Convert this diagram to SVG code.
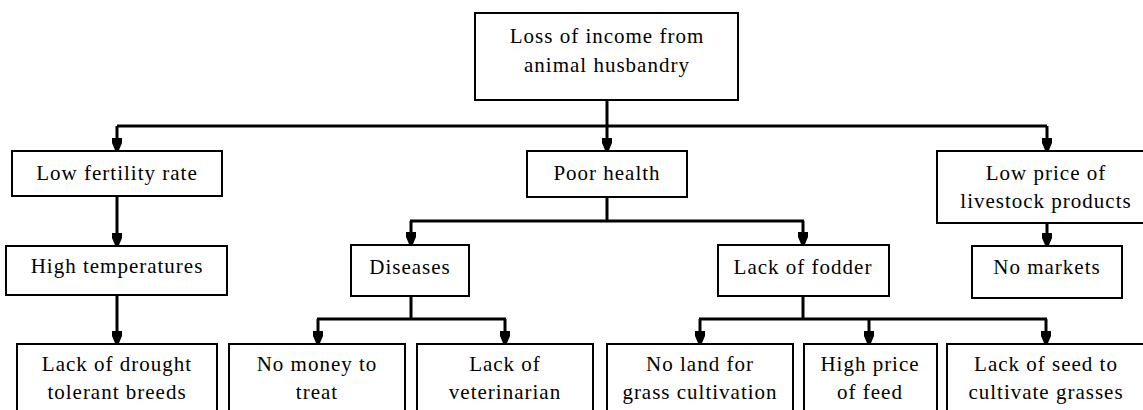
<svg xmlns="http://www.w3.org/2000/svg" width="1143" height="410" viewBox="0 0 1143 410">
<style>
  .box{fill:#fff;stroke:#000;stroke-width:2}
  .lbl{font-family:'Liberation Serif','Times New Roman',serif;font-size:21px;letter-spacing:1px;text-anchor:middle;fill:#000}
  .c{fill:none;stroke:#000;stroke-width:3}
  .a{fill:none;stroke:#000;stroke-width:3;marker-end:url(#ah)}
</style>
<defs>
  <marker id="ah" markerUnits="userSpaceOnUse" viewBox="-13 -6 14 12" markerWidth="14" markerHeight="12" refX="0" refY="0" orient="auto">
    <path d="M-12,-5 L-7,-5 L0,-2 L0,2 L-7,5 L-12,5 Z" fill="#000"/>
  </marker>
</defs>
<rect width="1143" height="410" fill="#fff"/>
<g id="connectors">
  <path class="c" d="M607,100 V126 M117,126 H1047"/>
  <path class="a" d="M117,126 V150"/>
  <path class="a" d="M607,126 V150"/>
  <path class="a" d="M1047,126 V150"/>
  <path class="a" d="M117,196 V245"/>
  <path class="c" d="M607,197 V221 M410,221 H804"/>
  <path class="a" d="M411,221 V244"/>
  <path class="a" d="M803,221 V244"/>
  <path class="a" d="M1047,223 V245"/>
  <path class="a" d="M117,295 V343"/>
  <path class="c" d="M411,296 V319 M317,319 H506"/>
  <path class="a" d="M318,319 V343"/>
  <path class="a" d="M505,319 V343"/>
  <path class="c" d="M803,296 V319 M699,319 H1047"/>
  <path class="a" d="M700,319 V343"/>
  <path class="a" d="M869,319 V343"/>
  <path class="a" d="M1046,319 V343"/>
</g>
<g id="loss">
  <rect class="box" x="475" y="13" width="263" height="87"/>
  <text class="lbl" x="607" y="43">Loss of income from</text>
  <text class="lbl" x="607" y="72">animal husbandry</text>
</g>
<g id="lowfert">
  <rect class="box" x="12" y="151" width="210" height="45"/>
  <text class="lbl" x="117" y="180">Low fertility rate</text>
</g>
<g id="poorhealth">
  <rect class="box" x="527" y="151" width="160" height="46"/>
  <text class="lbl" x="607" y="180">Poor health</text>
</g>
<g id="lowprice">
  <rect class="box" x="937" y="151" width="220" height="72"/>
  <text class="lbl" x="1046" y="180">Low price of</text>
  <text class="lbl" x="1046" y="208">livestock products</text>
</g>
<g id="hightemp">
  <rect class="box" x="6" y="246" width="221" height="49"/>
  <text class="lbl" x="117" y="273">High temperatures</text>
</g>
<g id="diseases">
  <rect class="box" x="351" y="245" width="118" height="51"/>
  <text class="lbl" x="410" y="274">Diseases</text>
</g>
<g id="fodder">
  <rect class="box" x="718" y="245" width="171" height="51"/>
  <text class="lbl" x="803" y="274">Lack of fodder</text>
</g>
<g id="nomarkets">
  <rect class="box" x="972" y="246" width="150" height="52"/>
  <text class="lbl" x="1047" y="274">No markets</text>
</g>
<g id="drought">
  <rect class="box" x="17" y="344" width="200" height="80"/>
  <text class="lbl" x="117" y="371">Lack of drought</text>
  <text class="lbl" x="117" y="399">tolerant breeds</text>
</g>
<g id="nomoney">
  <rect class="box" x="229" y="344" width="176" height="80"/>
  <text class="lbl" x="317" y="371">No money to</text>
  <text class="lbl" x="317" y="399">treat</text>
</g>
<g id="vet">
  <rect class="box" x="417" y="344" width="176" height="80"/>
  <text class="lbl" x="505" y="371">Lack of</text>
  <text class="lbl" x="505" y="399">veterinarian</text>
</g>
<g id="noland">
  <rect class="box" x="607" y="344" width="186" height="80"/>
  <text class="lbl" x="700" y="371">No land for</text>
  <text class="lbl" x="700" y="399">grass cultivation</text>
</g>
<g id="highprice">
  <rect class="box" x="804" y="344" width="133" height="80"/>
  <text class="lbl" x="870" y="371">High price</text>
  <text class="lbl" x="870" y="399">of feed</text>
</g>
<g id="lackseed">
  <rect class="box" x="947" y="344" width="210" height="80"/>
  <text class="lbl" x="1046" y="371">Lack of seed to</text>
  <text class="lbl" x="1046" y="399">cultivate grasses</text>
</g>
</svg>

● ● ● ● ● ● ●

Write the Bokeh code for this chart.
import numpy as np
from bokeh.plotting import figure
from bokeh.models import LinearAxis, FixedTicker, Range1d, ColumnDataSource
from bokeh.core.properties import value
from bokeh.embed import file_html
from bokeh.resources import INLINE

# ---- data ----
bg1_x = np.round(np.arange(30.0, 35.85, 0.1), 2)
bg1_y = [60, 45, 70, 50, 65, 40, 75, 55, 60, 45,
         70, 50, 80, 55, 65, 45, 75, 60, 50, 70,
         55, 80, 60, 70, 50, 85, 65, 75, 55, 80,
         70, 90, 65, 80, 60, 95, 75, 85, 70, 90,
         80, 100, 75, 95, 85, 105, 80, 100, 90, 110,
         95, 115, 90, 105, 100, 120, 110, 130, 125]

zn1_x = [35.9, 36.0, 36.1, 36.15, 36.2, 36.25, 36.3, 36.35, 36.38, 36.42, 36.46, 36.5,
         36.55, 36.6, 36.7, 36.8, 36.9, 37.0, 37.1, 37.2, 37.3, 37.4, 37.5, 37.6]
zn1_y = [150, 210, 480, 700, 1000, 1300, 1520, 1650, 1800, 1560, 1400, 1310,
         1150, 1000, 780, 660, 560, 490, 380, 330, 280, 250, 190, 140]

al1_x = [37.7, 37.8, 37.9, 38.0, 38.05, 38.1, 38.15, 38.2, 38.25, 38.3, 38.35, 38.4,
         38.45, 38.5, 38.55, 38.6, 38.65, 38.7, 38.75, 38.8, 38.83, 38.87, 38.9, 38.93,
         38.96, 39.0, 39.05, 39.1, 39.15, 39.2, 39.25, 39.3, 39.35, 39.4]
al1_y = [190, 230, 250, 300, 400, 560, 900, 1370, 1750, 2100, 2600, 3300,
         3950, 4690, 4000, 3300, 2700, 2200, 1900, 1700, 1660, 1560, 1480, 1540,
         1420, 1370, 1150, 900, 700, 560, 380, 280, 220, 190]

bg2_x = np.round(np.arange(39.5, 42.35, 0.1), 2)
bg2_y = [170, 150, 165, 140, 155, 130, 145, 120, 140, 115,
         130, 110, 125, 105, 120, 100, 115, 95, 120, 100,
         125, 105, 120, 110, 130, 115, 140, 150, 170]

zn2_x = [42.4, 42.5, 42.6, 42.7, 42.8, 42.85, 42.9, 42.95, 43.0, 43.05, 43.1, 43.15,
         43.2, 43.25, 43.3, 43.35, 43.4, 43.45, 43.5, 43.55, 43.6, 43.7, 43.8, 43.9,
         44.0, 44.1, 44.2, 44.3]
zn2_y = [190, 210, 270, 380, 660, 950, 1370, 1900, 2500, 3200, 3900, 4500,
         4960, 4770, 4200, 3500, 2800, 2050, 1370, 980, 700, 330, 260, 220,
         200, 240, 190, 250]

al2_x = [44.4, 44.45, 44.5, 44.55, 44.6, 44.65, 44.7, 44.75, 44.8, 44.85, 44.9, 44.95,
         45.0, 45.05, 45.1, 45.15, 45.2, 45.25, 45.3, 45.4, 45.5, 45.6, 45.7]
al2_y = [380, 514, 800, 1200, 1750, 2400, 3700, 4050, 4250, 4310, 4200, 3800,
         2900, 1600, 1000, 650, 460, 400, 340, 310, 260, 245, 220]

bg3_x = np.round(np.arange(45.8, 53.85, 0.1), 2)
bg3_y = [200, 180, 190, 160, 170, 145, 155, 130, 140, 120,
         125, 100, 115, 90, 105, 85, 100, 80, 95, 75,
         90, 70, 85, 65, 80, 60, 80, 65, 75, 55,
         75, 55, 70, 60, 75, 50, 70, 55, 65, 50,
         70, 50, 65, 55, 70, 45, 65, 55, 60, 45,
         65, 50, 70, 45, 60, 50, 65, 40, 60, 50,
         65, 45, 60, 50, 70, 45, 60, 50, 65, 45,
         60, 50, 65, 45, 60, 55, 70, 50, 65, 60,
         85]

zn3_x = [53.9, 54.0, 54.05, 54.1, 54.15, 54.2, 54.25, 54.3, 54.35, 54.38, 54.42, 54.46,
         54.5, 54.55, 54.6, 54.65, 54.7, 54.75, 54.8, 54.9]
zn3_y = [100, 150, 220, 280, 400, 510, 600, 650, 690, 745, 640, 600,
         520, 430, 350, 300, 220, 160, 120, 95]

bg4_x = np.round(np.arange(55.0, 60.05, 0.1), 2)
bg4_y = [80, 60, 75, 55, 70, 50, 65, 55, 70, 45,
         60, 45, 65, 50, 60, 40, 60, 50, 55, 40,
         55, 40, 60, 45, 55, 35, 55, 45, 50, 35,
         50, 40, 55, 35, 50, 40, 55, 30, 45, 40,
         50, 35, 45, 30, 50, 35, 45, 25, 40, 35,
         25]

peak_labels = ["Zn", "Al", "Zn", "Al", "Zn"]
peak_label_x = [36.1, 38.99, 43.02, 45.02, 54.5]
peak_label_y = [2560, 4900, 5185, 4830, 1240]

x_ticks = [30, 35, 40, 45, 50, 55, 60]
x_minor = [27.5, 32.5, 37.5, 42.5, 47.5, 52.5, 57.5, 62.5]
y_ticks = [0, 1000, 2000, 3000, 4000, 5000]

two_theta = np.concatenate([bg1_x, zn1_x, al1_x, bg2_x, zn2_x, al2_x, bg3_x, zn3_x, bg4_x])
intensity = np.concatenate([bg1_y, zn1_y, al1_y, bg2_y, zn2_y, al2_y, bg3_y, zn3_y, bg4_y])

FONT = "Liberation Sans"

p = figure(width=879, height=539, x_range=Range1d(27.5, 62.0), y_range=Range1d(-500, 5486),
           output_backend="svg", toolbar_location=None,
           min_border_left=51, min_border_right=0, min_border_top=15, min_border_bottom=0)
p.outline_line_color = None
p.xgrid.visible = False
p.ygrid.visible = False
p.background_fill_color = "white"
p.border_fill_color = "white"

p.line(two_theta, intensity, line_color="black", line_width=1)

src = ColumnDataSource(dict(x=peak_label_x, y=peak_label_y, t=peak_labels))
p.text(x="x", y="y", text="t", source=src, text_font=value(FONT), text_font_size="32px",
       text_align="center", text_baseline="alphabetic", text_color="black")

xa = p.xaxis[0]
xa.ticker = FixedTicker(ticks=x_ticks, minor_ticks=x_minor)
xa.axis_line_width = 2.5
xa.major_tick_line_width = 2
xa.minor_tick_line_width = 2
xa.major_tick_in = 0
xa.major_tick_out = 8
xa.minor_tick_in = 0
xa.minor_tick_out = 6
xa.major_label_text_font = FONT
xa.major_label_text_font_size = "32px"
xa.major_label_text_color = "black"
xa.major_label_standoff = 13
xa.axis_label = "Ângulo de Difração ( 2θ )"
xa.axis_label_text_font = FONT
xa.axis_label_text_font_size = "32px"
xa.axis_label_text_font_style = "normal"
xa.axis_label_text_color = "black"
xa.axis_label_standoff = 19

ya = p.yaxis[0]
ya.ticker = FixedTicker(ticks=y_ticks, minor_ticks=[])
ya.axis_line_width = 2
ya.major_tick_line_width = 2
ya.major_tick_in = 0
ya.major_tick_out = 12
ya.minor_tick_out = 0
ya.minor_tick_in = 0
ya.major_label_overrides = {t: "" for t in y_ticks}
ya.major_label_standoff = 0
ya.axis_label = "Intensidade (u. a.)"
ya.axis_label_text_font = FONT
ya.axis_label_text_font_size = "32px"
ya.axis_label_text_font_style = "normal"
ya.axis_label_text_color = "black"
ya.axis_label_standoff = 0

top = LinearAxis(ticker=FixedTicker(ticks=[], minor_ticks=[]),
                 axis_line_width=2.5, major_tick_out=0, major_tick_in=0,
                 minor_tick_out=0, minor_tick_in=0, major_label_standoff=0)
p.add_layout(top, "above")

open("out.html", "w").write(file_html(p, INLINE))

● ● ● ● ● ● ●

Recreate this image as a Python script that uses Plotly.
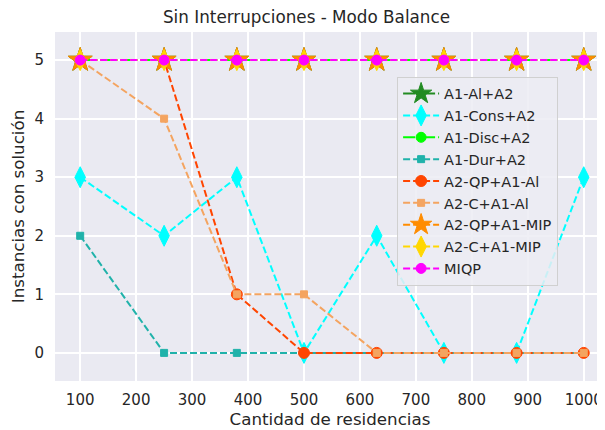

● ● ● ● ● ● ●

◆ EXERCISE BRIEF
Which lines above run from the one containing "Write the Bokeh code for this chart." down to the one containing "200, 240, 190, 250]"? Repeat exactly those, both ends included, and nothing else.

◆ ANSWER TO THE TASK
Write the Bokeh code for this chart.
import numpy as np
from bokeh.plotting import figure
from bokeh.models import LinearAxis, FixedTicker, Range1d, ColumnDataSource
from bokeh.core.properties import value
from bokeh.embed import file_html
from bokeh.resources import INLINE

# ---- data ----
bg1_x = np.round(np.arange(30.0, 35.85, 0.1), 2)
bg1_y = [60, 45, 70, 50, 65, 40, 75, 55, 60, 45,
         70, 50, 80, 55, 65, 45, 75, 60, 50, 70,
         55, 80, 60, 70, 50, 85, 65, 75, 55, 80,
         70, 90, 65, 80, 60, 95, 75, 85, 70, 90,
         80, 100, 75, 95, 85, 105, 80, 100, 90, 110,
         95, 115, 90, 105, 100, 120, 110, 130, 125]

zn1_x = [35.9, 36.0, 36.1, 36.15, 36.2, 36.25, 36.3, 36.35, 36.38, 36.42, 36.46, 36.5,
         36.55, 36.6, 36.7, 36.8, 36.9, 37.0, 37.1, 37.2, 37.3, 37.4, 37.5, 37.6]
zn1_y = [150, 210, 480, 700, 1000, 1300, 1520, 1650, 1800, 1560, 1400, 1310,
         1150, 1000, 780, 660, 560, 490, 380, 330, 280, 250, 190, 140]

al1_x = [37.7, 37.8, 37.9, 38.0, 38.05, 38.1, 38.15, 38.2, 38.25, 38.3, 38.35, 38.4,
         38.45, 38.5, 38.55, 38.6, 38.65, 38.7, 38.75, 38.8, 38.83, 38.87, 38.9, 38.93,
         38.96, 39.0, 39.05, 39.1, 39.15, 39.2, 39.25, 39.3, 39.35, 39.4]
al1_y = [190, 230, 250, 300, 400, 560, 900, 1370, 1750, 2100, 2600, 3300,
         3950, 4690, 4000, 3300, 2700, 2200, 1900, 1700, 1660, 1560, 1480, 1540,
         1420, 1370, 1150, 900, 700, 560, 380, 280, 220, 190]

bg2_x = np.round(np.arange(39.5, 42.35, 0.1), 2)
bg2_y = [170, 150, 165, 140, 155, 130, 145, 120, 140, 115,
         130, 110, 125, 105, 120, 100, 115, 95, 120, 100,
         125, 105, 120, 110, 130, 115, 140, 150, 170]

zn2_x = [42.4, 42.5, 42.6, 42.7, 42.8, 42.85, 42.9, 42.95, 43.0, 43.05, 43.1, 43.15,
         43.2, 43.25, 43.3, 43.35, 43.4, 43.45, 43.5, 43.55, 43.6, 43.7, 43.8, 43.9,
         44.0, 44.1, 44.2, 44.3]
zn2_y = [190, 210, 270, 380, 660, 950, 1370, 1900, 2500, 3200, 3900, 4500,
         4960, 4770, 4200, 3500, 2800, 2050, 1370, 980, 700, 330, 260, 220,
         200, 240, 190, 250]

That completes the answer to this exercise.